Now, what exactly are these companies paying for? A few leaflets about kindness on the internet? A helpline staffed by polite people offering tea and sympathy?
Not quite.
Ofcom can investigate, fine companies up to 10% of their global revenue, and in extreme cases ask courts to block services entirely.
Then there are the so-called “technology notices,” which could require platforms to scan private, encrypted messages.
Messaging service Signal has already made it clear it would rather leave the UK than comply with that sort of demand. The government says it will only use this power when it becomes “technically feasible.”
If you were hoping Ofcom might treat these powers like a decorative sword hanging on the wall, think again. By late 2025, it had already opened 21 investigations and launched five enforcement programs.
A Belize-based operator of adult websites was fined £1 million, plus another £50,000 for not replying to information requests. Then in March 2026, the famously unruly image board 4chan was hit with a £520,000 penalty.

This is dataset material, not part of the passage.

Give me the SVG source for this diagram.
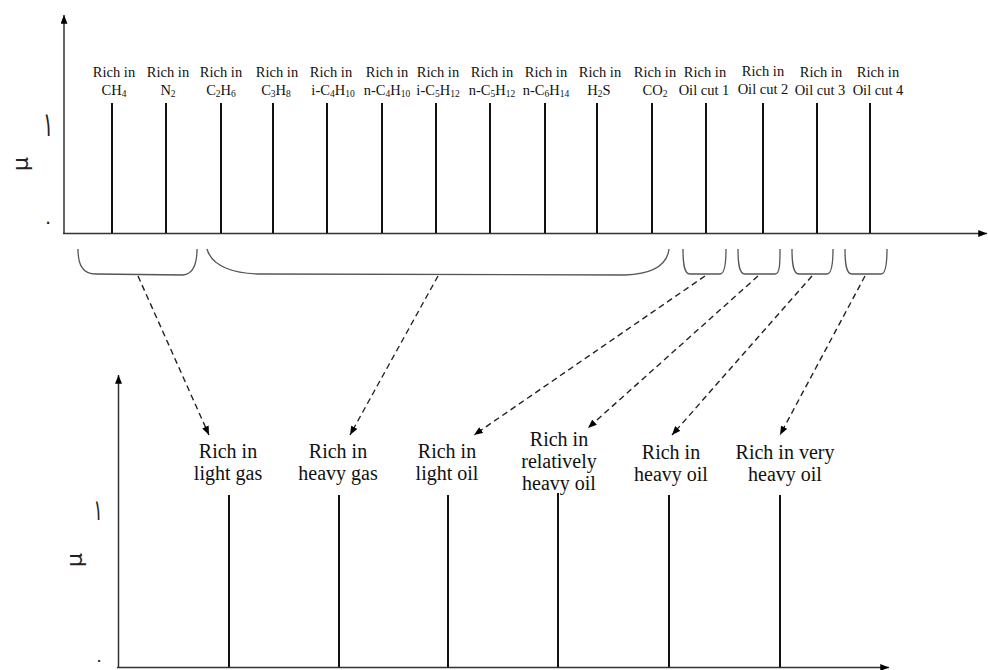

This is a regulator that has been caught reaching across borders, leaning outside of its jurisdiction, planting flags, and telling companies thousands of miles away that British speech rules apply to them.
US-based platforms have already challenged this reach in court. The outcome will determine whether Ofcom is merely ambitious or something closer to a global hall monitor with legal muscle.
The Elastic Meaning of “Harm”
Here’s where things get properly slippery. The Act allows intervention against content that “risks significant harm.”
What counts as harm? Political speech? Satire? Journalism that annoys the wrong people on a Tuesday afternoon?
Ofcom decides what to regulate, how aggressively to enforce it, and how much it needs to spend doing so. The industry then pays exactly that amount. Not more, not less. A perfect loop.
Hire more staff? The bill rises. Open more investigations? The bill rises. Expand the scope of what counts as harmful? You guessed it.